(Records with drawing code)

>>>

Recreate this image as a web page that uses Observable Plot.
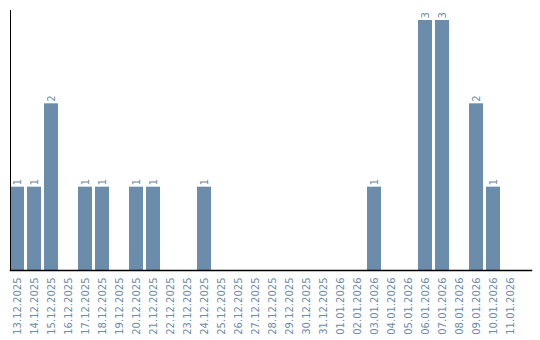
<!DOCTYPE html>
<html><head><meta charset="utf-8">
<script src="https://cdn.jsdelivr.net/npm/d3@7"></script>
<script src="https://cdn.jsdelivr.net/npm/@observablehq/plot@0.6"></script>
<style>body{margin:0;background:#fff}</style>
</head><body><div id="chart"></div>
<script>
const dates = ["13.12.2025","14.12.2025","15.12.2025","16.12.2025","17.12.2025","18.12.2025","19.12.2025","20.12.2025","21.12.2025","22.12.2025","23.12.2025","24.12.2025","25.12.2025","26.12.2025","27.12.2025","28.12.2025","29.12.2025","30.12.2025","31.12.2025","01.01.2026","02.01.2026","03.01.2026","04.01.2026","05.01.2026","06.01.2026","07.01.2026","08.01.2026","09.01.2026","10.01.2026","11.01.2026"];
const counts = [1,1,2,0,1,1,0,1,1,0,0,1,0,0,0,0,0,0,0,0,0,1,0,0,3,3,0,2,1,0];
const data = dates.map((d,i)=>({date:d, value:counts[i]}));
const color = "#6b8caa";
const chart = Plot.plot({
  width:540, height:340,
  marginLeft:10, marginRight:9, marginTop:10, marginBottom:70,
  style:{fontFamily:"'DejaVu Sans', sans-serif", fontSize:"10px", background:"#fff"},
  x:{domain:dates, range:[10,517], paddingInner:0.18, paddingOuter:0, label:null},
  y:{domain:[0,3.12], axis:null},
  marks:[
    Plot.barY(data.filter(d=>d.value>0), {x:"date", y:"value", fill:color}),
    Plot.text(data.filter(d=>d.value>0), {x:"date", y:"value", text:d=>String(d.value), rotate:-90, textAnchor:"start", dy:-2, fill:color, fontSize:10}),
    Plot.axisX({tickSize:0, tickPadding:7, tickRotate:-90, fill:color, label:null, fontSize:10}),
    Plot.frame({anchor:"left", stroke:"#000"}),
    Plot.frame({anchor:"bottom", stroke:"#000", strokeWidth:1.5})
  ]
});
document.getElementById("chart").append(chart);
</script></body></html>
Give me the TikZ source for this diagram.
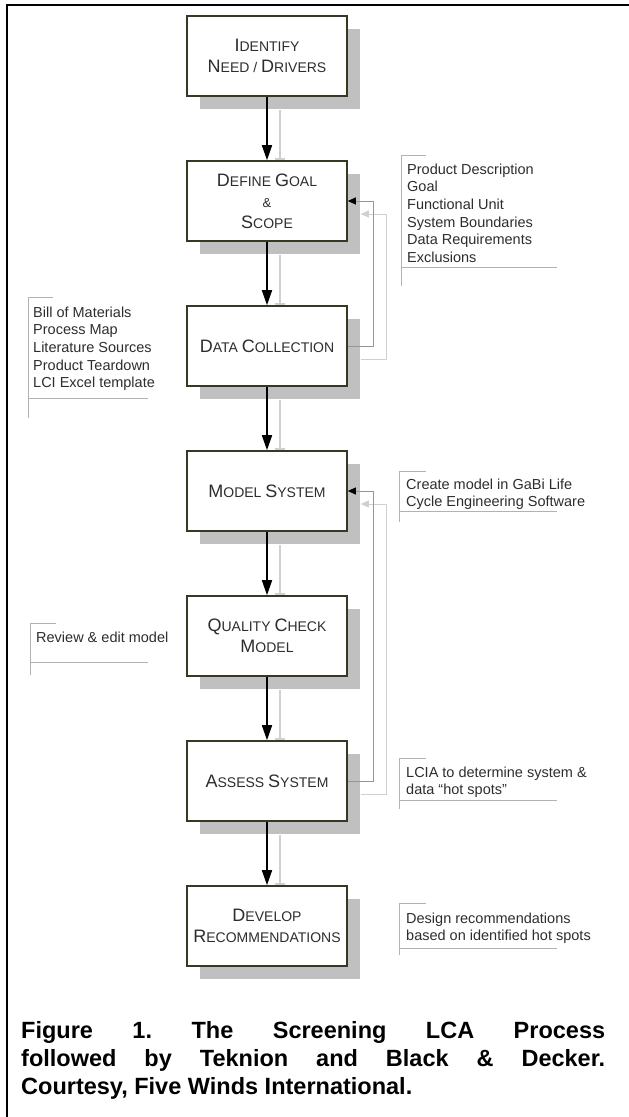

<<<

* [Instructions for the task]
Output the data above without changes, apart from leaving out the pictures.

* [Task answer]
Recreate this image as a web page that uses Observable Plot.
<!DOCTYPE html>
<html><head><meta charset="utf-8">
<script src="https://cdn.jsdelivr.net/npm/d3@7"></script>
<script src="https://cdn.jsdelivr.net/npm/@observablehq/plot@0.6"></script>
<style>body{margin:0;background:#fff}</style>
</head><body><div id="chart"></div>
<script>
const dates = ["13.12.2025","14.12.2025","15.12.2025","16.12.2025","17.12.2025","18.12.2025","19.12.2025","20.12.2025","21.12.2025","22.12.2025","23.12.2025","24.12.2025","25.12.2025","26.12.2025","27.12.2025","28.12.2025","29.12.2025","30.12.2025","31.12.2025","01.01.2026","02.01.2026","03.01.2026","04.01.2026","05.01.2026","06.01.2026","07.01.2026","08.01.2026","09.01.2026","10.01.2026","11.01.2026"];
const counts = [1,1,2,0,1,1,0,1,1,0,0,1,0,0,0,0,0,0,0,0,0,1,0,0,3,3,0,2,1,0];
const data = dates.map((d,i)=>({date:d, value:counts[i]}));
const color = "#6b8caa";
const chart = Plot.plot({
  width:540, height:340,
  marginLeft:10, marginRight:9, marginTop:10, marginBottom:70,
  style:{fontFamily:"'DejaVu Sans', sans-serif", fontSize:"10px", background:"#fff"},
  x:{domain:dates, range:[10,517], paddingInner:0.18, paddingOuter:0, label:null},
  y:{domain:[0,3.12], axis:null},
  marks:[
    Plot.barY(data.filter(d=>d.value>0), {x:"date", y:"value", fill:color}),
    Plot.text(data.filter(d=>d.value>0), {x:"date", y:"value", text:d=>String(d.value), rotate:-90, textAnchor:"start", dy:-2, fill:color, fontSize:10}),
    Plot.axisX({tickSize:0, tickPadding:7, tickRotate:-90, fill:color, label:null, fontSize:10}),
    Plot.frame({anchor:"left", stroke:"#000"}),
    Plot.frame({anchor:"bottom", stroke:"#000", strokeWidth:1.5})
  ]
});
document.getElementById("chart").append(chart);
</script></body></html>
Give me the TikZ source for this diagram.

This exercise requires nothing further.